Ob Patienten tatsächlich an der Schweinegrippe gestorben sind, ist selbst mit Obduktion nicht immer eindeutig zu bestimmen: Im Klinikum Kassel starb Anfang November eine 15-jährige Schülerin. Ein Speicheltest hatte das H1N1-Virus bei dem Mädchen nachgewiesen. Die Obduktion bestätigte eine Herzmuskelentzündung als Todesursache. Doch ob diese durch das Schweinegrippe- oder ein anderes Virus ausgelöst wurde, ließ sich nicht klären.

Markus Schimmelpfennig, Leiter des Seuchen-Referats, ist kein Mann, der Gefahren kleinredet. "Es ging nicht darum, Leute in falscher Sicherheit zu wiegen, sondern darum, den Sachverhalt korrekt darzustellen." Dass ein Fall wie dieser in der RKI-Schweinegrippe-Toten-Statistik auftaucht und die Boulevardpresse eine "Rührzeile für sensationsgeile Leser" daraus zimmert, macht seine Arbeit nicht leichter.

Im nahen Göttingen hat Helmut Eiffert viel mit der Schweinegrippe zu tun. Der Professor für Mikrobiologie bestätigt, dass viele schwere Schweinegrippe-Fälle ins Uniklinikum eingeliefert werden. "Wir haben hier seit zwei Monaten im Schnitt fünf Personen mit Schweinegrippe auf der Intensivstation", sagte er kurz vor Weihnachten. Schlüsse kann er daraus wenige ziehen. Er weiß nicht, wie viel Prozent der Bevölkerung im Einzugsgebiet der Klinik das sind.
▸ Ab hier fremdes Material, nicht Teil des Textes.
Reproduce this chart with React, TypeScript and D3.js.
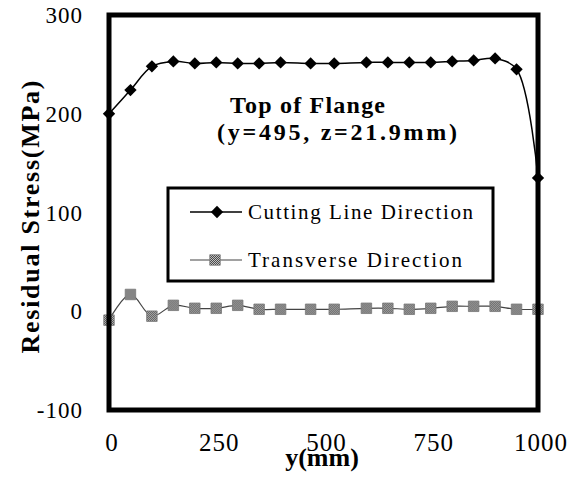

Auch Eifferts Kollege Michael Kochen befasst sich mit der Schweinegrippe. Diese mit der Spanischen Grippe von 1918 zu vergleichen, bezeichnete er als "aus mehreren Gründen hanebüchen". Der Erreger sei damals überwiegend auf Menschen in ärmlichen und hygienisch unzureichenden Lebensverhältnissen gestoßen. Es habe keine Antibiotika zur Behandlung bakterieller Komplikationen gegeben. Und, so Kochen, den Kranken sei damals eine Therapie empfohlen worden, die bei vielen Patienten zu einem Lungenödem führte. Sie seien "regelrecht erstickt". Doch das weiß man erst heute.